* _STORED DATA_
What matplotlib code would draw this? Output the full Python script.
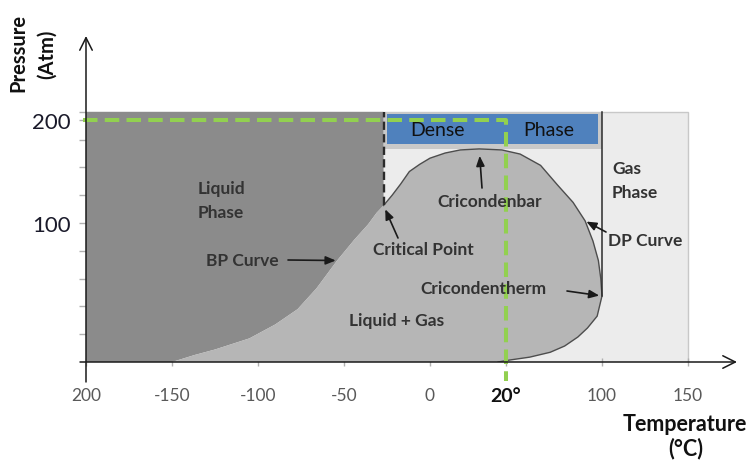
import numpy as np
import matplotlib
matplotlib.use("Agg")
import matplotlib.pyplot as plt
from matplotlib.patches import Polygon, Rectangle

plt.rcParams['font.family'] = ['Lato', 'DejaVu Sans']

# ---------------- data ----------------
# Bubble-point curve, from the bottom up to the critical point (°C, atm)
bp_temp = [-150, -137, -125, -105, -90, -77, -66, -54, -44, -36, -31, -27]
bp_pres = [0, 5, 9, 17, 27, 38, 53, 73, 88, 99, 110, 117]

# Dew-point curve, from the critical point over the top and down to the base
dp_temp = [-27, -22, -17, -12, -6, 0, 4, 8, 13, 19, 32, 49, 63, 76, 86, 92.5,
           97, 99, 100, 96, 88, 80, 69, 57, 40, 24, 18]
dp_pres = [117, 127, 138, 150, 157, 163, 168, 171, 172, 171, 167, 156, 137, 120,
           102, 87, 73, 60, 47.5, 33, 24.5, 18, 11.5, 7, 3.5, 1.5, 0]

# Operating conditions marked on the diagram
op_temp = 20
op_pres = 200

# Axis ticks
x_ticks = [-200, -150, -100, -50, 0, 20, 100, 150]
x_tick_labels = ["200", "-150", "-100", "-50", "0", "20°", "100", "150"]
y_ticks = [100, 200]
y_tick_labels = ["100", "200"]

# Region limits
t_min, t_max = -200, 150
p_top = 208
dense_box_temp = (-25, 97)
dense_box_pres = (177, 206)

# ---------------- schematic (non-uniform) axis scales ----------------
x_knots_data = [-400, 0, 20, 100, 400]
x_knots_lin = [-400, 0, 44, 100, 400]
y_knots_data = [-200, 0, 100, 200, 500]
y_knots_lin = [-200, 0, 100, 174, 396]


def fwd_x(v):
    return np.interp(v, x_knots_data, x_knots_lin)


def inv_x(v):
    return np.interp(v, x_knots_lin, x_knots_data)


def fwd_y(v):
    return np.interp(v, y_knots_data, y_knots_lin)


def inv_y(v):
    return np.interp(v, y_knots_lin, y_knots_data)


W, H = 753, 464
fig = plt.figure(figsize=(W / 100, H / 100), dpi=100)
ax = fig.add_axes([86 / W, 1 - 363 / H, 651 / W, 326 / H])
ax.set_xscale('function', functions=(fwd_x, inv_x))
ax.set_yscale('function', functions=(fwd_y, inv_y))
ax.set_xlim(-200, float(inv_x(178.5)))
ax.set_ylim(0, float(inv_y(234.5)))


def fig_pt(px, py):
    return (px / W, 1 - py / H)


crit_t, crit_p = bp_temp[-1], bp_pres[-1]
i_top = int(np.argmax(dp_pres))
i_right = int(np.argmax(dp_temp))

# light background (gas / dense region)
ax.add_patch(Rectangle((t_min, 0), t_max - t_min, p_top, facecolor='#ececec',
                       edgecolor='#c8c8c8', lw=1.0, zorder=1))
# shaded strip around the dense-phase box
ax.add_patch(Rectangle((crit_t, 172), dp_temp[i_right] - crit_t, p_top - 172,
                       facecolor='#c9c9c9', edgecolor='none', zorder=2))
# liquid region
liq = [(t_min, 0)] + list(zip(bp_temp, bp_pres)) + [(crit_t, p_top), (t_min, p_top)]
ax.add_patch(Polygon(liq, closed=True, facecolor='#8b8b8b', edgecolor='none', zorder=2))
# two-phase envelope
env = list(zip(bp_temp, bp_pres)) + list(zip(dp_temp[1:], dp_pres[1:]))
ax.add_patch(Polygon(env, closed=True, facecolor='#b6b6b6', edgecolor='none', zorder=3))
ax.plot(dp_temp, dp_pres, color='#4d4d4d', lw=1.0, zorder=4)

# dense phase box
ax.add_patch(Rectangle((dense_box_temp[0], dense_box_pres[0]),
                       dense_box_temp[1] - dense_box_temp[0],
                       dense_box_pres[1] - dense_box_pres[0],
                       facecolor='#4f81bd', edgecolor='none', zorder=4))

# cricondentherm vertical and critical-point dashed vertical
ax.plot([dp_temp[i_right]] * 2, [dp_pres[i_right], p_top], color='#2b2b2b', lw=1.1, zorder=5)
ax.plot([crit_t, crit_t], [crit_p, p_top], color='#2b2b2b', lw=1.7,
        ls=(0, (3.5, 1.8)), zorder=5)

# operating-point guide lines
ax.plot([-202, op_temp, op_temp], [op_pres, op_pres, -14], color='#92d050', lw=2.9,
        ls=(0, (3.6, 1.8)), zorder=6, clip_on=False)

# axes with arrow heads
for s in ax.spines.values():
    s.set_visible(False)
arrow_kw = dict(arrowstyle='->,head_length=0.9,head_width=0.45', lw=1.1, color='#1a1a1a',
                shrinkA=0, shrinkB=0)
ax.annotate('', xy=(0, 1), xytext=(0, -20 / 326), xycoords='axes fraction',
            arrowprops=arrow_kw, annotation_clip=False, zorder=7)
ax.annotate('', xy=(1, 0), xytext=(-6 / 651, 0), xycoords='axes fraction',
            arrowprops=arrow_kw, annotation_clip=False, zorder=7)

ax.set_xticks(x_ticks)
ax.set_xticklabels(x_tick_labels)
ax.set_yticks(y_ticks)
ax.set_yticklabels(y_tick_labels)
ax.yaxis.set_ticks(inv_y(np.arange(20, 200, 20)), minor=True)
ax.tick_params(axis='x', which='major', direction='inout', length=6, width=1,
               color='#b0b0b0', pad=15, labelsize=12.5, labelcolor='#595959')
ax.tick_params(axis='y', which='both', direction='out', length=5, width=1,
               color='#b0b0b0', pad=6, labelsize=16, labelcolor='#1a1a2a')
for lbl in ax.get_xticklabels():
    if lbl.get_text() == "20°":
        lbl.set_color('#111111')
        lbl.set_fontsize(14)
        lbl.set_fontweight('bold')

# axis titles
tf = fig.transFigure
fig.text(*fig_pt(18, 53), 'Pressure', rotation=90, ha='center', va='center',
         fontsize=14.5, fontweight='bold', color='#111111', transform=tf)
fig.text(*fig_pt(47, 54), '(Atm)', rotation=90, ha='center', va='center',
         fontsize=14.5, fontweight='bold', color='#111111', transform=tf)
fig.text(*fig_pt(685, 425), 'Temperature', ha='center', va='center',
         fontsize=15.5, fontweight='bold', color='#111111', transform=tf)
fig.text(*fig_pt(686, 449), '(°C)', ha='center', va='center',
         fontsize=15.5, fontweight='bold', color='#111111', transform=tf)

# region labels
lab = dict(fontsize=12.5, fontweight='bold', color='#333333', ha='center', va='center',
           transform=tf, zorder=8)
fig.text(*fig_pt(221, 201), 'Liquid\nPhase', linespacing=1.55, **lab)
fig.text(*fig_pt(397, 321), 'Liquid + Gas', **lab)
fig.text(*fig_pt(612, 181), 'Gas\nPhase', linespacing=1.55,
         **{**lab, 'ha': 'left'})
fig.text(*fig_pt(437, 131), 'Dense', fontsize=14, color='#111111', ha='center',
         va='center', transform=tf, zorder=8)
fig.text(*fig_pt(549, 131), 'Phase', fontsize=14, color='#111111', ha='center',
         va='center', transform=tf, zorder=8)

# annotated points on the envelope
pointer = dict(arrowstyle='-|>,head_length=0.6,head_width=0.25', lw=1.2,
               color='#1a1a1a', shrinkA=0)
i_bp = bp_temp.index(-54)
i_dp = dp_temp.index(86)
notes = [
    ('BP Curve', (bp_temp[i_bp], bp_pres[i_bp]), (242, 261), (288, 261), 1),
    ('Critical Point', (crit_t, crit_p), (423, 250), (398, 239), 3),
    ('Cricondenbar', (dp_temp[i_top], dp_pres[i_top]), (490, 202), (482, 189), 5),
    ('DP Curve', (dp_temp[i_dp], dp_pres[i_dp]), (645, 241), (606, 233), 1),
    ('Cricondentherm', (dp_temp[i_right], dp_pres[i_right]), (483, 289), (567, 292), 2),
]
for text, xy, tpos, tail, shrink in notes:
    fig.text(*fig_pt(*tpos), text, **lab)
    ax.annotate('', xy=xy, xycoords='data', xytext=fig_pt(*tail),
                textcoords='figure fraction',
                arrowprops={**pointer, 'shrinkB': shrink}, zorder=8)

fig.savefig('out.png', dpi=100)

* _WHAT YOU WILL DO_
Repeat the lines above, starting at the first and stopping after the line that holds "99, 110, 117]", with the pictures left out.

* _SOLVED PROBLEM_
What matplotlib code would draw this? Output the full Python script.
import numpy as np
import matplotlib
matplotlib.use("Agg")
import matplotlib.pyplot as plt
from matplotlib.patches import Polygon, Rectangle

plt.rcParams['font.family'] = ['Lato', 'DejaVu Sans']

# ---------------- data ----------------
# Bubble-point curve, from the bottom up to the critical point (°C, atm)
bp_temp = [-150, -137, -125, -105, -90, -77, -66, -54, -44, -36, -31, -27]
bp_pres = [0, 5, 9, 17, 27, 38, 53, 73, 88, 99, 110, 117]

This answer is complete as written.